-- Start of Records supplied --
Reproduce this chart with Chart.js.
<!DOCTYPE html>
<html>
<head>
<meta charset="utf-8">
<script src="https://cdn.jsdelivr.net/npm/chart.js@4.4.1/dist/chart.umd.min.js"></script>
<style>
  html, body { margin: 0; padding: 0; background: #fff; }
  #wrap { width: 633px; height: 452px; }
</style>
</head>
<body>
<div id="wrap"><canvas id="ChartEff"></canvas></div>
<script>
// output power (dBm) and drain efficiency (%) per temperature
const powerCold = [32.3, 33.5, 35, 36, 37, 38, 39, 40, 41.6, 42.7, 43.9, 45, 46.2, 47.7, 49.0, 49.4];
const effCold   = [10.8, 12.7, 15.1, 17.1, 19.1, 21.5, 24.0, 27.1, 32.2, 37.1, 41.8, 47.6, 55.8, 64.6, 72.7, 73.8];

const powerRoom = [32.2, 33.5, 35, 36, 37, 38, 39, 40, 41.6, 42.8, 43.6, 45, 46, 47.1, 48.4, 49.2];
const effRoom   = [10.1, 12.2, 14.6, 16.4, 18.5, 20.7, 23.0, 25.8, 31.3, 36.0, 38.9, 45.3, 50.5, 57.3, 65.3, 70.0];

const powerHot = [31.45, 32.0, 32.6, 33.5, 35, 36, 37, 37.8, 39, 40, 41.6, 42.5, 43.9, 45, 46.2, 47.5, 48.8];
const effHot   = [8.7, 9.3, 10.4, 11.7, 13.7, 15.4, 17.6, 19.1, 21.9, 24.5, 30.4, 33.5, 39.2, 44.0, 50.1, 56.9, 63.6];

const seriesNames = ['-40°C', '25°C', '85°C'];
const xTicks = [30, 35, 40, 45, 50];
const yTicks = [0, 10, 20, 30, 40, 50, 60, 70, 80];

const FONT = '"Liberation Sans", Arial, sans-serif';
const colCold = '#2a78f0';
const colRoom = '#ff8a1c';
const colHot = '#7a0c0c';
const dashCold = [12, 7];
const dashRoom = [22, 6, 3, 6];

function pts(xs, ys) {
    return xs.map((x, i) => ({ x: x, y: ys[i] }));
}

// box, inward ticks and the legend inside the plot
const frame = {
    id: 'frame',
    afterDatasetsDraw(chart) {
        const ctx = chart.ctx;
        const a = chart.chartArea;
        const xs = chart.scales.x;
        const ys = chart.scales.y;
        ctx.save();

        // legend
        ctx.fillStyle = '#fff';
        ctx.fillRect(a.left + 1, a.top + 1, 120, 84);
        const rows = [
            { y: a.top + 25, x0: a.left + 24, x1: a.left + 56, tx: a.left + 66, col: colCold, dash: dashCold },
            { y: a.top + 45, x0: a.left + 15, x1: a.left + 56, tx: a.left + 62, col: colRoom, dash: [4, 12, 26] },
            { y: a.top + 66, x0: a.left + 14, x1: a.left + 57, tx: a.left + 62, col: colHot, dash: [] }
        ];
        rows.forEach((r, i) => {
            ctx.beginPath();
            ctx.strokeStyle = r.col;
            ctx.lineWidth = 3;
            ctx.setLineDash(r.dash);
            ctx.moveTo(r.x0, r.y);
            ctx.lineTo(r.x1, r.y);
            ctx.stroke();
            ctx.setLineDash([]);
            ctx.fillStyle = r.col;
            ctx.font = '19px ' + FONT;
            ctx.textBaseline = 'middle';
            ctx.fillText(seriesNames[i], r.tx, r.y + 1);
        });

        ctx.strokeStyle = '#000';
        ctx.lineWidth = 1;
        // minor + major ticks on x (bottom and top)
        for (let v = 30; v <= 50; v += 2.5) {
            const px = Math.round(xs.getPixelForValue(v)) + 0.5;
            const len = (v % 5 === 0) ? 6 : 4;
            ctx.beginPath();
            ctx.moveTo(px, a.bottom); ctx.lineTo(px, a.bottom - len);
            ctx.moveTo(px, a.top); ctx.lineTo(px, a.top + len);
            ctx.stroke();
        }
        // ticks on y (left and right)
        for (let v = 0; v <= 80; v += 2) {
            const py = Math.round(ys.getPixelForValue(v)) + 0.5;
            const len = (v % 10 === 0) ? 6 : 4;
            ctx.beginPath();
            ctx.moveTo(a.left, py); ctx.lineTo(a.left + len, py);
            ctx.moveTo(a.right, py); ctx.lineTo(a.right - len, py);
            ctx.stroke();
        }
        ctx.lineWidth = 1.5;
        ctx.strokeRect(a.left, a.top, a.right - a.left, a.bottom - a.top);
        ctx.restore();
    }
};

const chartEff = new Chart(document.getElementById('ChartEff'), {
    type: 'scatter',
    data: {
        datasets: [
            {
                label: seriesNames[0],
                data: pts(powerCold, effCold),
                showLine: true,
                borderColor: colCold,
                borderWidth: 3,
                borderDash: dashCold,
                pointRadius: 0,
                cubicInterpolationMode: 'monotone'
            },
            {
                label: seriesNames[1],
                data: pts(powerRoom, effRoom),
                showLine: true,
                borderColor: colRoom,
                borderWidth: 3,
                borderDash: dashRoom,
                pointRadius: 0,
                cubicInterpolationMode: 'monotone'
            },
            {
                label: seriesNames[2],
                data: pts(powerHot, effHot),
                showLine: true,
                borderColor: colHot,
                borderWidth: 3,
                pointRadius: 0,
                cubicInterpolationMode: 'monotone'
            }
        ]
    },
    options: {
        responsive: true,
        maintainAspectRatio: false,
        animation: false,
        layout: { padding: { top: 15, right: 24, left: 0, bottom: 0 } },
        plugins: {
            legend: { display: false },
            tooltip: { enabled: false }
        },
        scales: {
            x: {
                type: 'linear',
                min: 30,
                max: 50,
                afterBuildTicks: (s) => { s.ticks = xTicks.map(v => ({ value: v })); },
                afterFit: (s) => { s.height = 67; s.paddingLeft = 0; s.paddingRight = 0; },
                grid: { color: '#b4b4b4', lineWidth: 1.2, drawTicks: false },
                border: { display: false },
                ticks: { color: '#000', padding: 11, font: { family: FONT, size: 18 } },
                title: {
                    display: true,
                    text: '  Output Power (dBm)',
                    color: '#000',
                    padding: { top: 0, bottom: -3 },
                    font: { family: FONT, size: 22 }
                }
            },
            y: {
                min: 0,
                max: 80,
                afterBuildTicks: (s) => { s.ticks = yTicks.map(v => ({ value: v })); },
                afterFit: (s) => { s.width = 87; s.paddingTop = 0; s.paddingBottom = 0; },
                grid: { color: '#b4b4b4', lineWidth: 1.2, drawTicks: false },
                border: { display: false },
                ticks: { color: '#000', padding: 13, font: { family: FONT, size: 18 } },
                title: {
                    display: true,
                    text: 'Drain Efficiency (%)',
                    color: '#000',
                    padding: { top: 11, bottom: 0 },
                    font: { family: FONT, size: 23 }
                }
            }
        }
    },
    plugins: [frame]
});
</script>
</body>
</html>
-- End of Records supplied --
-- Start of Records supplied --
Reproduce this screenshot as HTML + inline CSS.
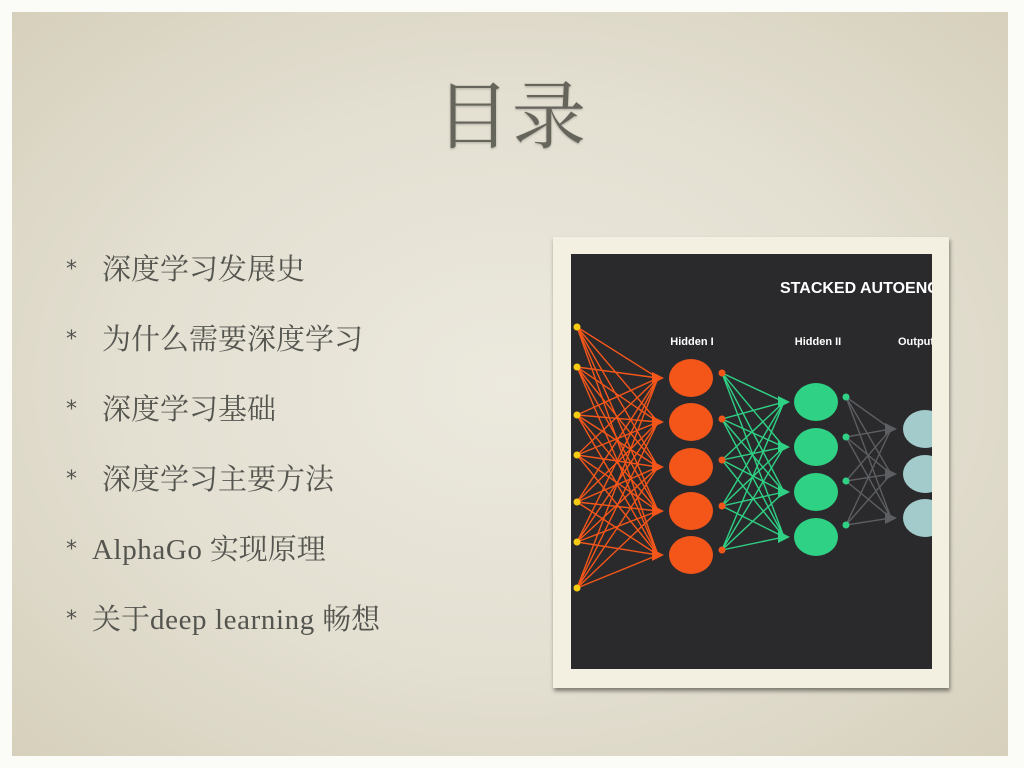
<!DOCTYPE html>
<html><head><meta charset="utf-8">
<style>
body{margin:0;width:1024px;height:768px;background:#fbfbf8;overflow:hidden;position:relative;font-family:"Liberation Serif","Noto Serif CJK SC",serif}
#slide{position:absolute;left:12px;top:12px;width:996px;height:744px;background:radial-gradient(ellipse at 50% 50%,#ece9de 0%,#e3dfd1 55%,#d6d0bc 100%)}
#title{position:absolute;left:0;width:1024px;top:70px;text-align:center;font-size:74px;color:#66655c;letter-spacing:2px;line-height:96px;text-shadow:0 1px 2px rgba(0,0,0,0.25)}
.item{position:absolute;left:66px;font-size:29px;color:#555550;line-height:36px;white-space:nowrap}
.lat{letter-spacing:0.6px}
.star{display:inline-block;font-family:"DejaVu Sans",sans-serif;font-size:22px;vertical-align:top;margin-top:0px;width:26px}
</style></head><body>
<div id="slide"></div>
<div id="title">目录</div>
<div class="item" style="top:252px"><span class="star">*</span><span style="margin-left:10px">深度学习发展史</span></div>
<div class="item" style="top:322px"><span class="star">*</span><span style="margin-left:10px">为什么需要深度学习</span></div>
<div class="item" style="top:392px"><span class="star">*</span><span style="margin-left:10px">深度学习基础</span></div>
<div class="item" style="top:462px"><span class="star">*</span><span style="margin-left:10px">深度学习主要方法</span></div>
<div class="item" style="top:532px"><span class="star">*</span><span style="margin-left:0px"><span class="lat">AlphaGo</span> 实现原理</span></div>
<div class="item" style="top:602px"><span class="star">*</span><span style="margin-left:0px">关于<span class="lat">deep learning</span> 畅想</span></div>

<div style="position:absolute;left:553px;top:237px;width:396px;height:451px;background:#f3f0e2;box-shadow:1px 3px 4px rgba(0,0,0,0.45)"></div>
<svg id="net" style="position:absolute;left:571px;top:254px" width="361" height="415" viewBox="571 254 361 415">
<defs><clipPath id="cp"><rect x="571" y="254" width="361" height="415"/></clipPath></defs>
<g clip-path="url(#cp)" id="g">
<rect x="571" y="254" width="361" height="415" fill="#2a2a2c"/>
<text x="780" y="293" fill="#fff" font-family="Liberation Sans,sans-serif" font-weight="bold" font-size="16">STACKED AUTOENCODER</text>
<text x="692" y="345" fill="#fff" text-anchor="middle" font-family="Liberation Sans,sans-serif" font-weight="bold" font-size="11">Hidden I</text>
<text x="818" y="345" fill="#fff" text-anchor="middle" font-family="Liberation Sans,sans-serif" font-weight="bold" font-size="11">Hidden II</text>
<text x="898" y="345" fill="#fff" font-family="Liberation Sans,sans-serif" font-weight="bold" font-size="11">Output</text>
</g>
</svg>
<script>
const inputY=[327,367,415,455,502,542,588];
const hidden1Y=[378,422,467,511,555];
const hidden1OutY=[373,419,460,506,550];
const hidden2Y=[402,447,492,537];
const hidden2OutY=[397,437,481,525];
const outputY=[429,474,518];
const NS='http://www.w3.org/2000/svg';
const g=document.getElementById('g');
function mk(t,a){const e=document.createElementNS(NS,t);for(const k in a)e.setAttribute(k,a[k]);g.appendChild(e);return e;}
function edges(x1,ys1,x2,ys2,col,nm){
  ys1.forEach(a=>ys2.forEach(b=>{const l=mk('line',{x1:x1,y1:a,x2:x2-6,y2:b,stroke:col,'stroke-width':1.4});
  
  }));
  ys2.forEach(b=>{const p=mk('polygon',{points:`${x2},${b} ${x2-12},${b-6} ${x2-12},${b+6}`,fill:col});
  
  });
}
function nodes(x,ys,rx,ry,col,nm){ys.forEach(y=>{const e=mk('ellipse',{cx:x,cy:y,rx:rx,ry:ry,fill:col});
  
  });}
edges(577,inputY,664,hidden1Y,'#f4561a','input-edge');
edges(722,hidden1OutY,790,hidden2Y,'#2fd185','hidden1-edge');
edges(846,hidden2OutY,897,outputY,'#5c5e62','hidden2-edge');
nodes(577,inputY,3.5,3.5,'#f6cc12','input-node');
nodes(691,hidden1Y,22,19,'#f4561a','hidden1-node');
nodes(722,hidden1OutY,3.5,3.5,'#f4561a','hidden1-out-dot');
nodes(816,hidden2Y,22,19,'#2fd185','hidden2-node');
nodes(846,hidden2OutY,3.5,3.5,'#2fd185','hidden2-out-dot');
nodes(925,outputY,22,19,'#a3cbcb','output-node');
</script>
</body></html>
-- End of Records supplied --
-- Start of Records supplied --
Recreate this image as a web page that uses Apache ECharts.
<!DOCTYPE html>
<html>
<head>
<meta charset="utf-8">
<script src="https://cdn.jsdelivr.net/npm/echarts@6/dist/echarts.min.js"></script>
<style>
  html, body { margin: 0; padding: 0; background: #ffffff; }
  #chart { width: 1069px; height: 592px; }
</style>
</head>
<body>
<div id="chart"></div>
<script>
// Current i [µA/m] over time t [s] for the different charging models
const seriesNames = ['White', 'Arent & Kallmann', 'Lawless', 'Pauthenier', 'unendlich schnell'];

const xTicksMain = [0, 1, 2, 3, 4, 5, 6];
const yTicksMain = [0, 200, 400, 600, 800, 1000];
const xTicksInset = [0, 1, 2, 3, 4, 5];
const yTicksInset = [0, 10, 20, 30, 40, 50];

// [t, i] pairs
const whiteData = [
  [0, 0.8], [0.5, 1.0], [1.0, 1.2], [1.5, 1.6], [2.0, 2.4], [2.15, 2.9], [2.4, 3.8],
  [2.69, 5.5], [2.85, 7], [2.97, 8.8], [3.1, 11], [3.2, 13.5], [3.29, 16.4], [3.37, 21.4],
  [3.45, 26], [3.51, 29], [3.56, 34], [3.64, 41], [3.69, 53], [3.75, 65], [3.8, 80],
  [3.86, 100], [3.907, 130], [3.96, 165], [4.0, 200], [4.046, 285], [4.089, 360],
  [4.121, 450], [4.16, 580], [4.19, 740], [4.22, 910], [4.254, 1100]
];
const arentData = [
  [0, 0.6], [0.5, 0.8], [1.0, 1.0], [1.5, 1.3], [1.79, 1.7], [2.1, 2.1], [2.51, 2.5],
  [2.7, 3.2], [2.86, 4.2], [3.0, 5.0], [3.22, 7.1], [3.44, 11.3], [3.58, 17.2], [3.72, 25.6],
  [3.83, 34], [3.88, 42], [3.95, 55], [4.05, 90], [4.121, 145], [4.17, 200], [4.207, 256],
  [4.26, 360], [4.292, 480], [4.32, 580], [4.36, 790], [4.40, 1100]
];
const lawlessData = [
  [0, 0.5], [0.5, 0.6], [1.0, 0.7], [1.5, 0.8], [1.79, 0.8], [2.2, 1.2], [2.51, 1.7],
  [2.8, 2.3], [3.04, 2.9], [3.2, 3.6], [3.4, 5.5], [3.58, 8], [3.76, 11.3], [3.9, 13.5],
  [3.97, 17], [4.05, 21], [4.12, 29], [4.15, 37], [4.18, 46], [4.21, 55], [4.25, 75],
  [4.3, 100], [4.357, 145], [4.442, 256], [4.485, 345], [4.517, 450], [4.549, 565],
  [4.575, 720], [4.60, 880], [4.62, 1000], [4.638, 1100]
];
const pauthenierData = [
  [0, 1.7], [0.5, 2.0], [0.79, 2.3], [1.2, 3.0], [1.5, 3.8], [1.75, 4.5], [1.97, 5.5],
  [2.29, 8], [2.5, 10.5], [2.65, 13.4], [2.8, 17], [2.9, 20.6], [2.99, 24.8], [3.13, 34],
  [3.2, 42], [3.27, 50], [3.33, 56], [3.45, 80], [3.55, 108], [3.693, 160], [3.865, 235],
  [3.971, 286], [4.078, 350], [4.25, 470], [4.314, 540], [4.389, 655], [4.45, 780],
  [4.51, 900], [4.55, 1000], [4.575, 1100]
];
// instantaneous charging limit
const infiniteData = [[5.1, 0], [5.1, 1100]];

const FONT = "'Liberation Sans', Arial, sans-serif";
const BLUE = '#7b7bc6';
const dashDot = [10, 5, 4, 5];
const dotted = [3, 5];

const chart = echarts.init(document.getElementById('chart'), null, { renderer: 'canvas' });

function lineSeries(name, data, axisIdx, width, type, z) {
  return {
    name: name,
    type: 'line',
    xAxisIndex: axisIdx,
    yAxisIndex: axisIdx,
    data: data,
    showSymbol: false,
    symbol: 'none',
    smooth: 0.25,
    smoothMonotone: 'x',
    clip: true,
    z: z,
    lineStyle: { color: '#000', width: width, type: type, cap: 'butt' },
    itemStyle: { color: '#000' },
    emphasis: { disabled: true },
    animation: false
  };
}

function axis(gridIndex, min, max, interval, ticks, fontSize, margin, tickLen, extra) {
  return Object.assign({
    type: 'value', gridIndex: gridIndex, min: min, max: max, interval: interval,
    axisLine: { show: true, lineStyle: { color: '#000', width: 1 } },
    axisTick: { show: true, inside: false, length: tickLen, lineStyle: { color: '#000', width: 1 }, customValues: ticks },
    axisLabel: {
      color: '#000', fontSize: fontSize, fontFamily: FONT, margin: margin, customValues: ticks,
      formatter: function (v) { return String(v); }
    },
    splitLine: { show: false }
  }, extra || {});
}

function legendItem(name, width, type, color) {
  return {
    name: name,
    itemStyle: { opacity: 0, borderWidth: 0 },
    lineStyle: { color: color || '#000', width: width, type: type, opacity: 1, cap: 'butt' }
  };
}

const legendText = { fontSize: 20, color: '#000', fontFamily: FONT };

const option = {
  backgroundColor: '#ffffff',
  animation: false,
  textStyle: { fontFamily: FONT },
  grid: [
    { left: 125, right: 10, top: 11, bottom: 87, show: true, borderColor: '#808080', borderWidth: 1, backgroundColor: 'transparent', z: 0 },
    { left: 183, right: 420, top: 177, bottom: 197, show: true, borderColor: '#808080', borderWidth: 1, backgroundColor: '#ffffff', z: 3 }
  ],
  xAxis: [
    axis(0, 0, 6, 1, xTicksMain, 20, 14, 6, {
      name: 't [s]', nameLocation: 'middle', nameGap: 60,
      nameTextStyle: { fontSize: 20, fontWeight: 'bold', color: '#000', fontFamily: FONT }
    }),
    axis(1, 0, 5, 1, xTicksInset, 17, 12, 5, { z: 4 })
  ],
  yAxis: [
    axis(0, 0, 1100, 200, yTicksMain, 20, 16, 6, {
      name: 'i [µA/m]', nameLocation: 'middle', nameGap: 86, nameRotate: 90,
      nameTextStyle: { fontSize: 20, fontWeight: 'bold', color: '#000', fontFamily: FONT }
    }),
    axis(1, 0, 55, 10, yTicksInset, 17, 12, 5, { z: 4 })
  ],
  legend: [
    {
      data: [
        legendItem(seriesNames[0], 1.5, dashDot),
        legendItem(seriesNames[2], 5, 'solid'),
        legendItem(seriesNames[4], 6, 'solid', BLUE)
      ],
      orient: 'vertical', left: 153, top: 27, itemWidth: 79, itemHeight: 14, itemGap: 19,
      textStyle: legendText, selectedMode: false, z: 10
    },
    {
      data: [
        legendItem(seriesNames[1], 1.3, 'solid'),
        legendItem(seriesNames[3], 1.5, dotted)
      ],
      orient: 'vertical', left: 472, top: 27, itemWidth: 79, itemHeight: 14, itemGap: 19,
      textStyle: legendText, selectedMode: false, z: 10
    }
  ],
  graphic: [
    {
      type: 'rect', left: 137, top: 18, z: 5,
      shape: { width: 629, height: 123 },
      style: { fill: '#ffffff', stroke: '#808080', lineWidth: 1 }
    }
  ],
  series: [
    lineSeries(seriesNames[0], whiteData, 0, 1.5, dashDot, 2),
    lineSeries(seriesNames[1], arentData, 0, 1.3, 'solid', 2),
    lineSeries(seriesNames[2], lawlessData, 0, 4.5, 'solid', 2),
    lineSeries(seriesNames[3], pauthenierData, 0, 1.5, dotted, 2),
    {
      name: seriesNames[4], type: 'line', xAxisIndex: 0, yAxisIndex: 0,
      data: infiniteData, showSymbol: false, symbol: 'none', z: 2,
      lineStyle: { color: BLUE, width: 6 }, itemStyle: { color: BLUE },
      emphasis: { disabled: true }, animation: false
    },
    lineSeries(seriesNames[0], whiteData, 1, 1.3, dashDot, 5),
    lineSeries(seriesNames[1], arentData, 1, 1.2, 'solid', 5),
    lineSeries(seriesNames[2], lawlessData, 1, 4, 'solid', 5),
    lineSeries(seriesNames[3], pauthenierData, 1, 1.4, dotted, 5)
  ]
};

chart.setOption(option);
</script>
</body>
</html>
-- End of Records supplied --
Identify which lines contain the word "Reproduce" and copy each one.

Answer to this task -
Reproduce this chart with Chart.js.
Reproduce this screenshot as HTML + inline CSS.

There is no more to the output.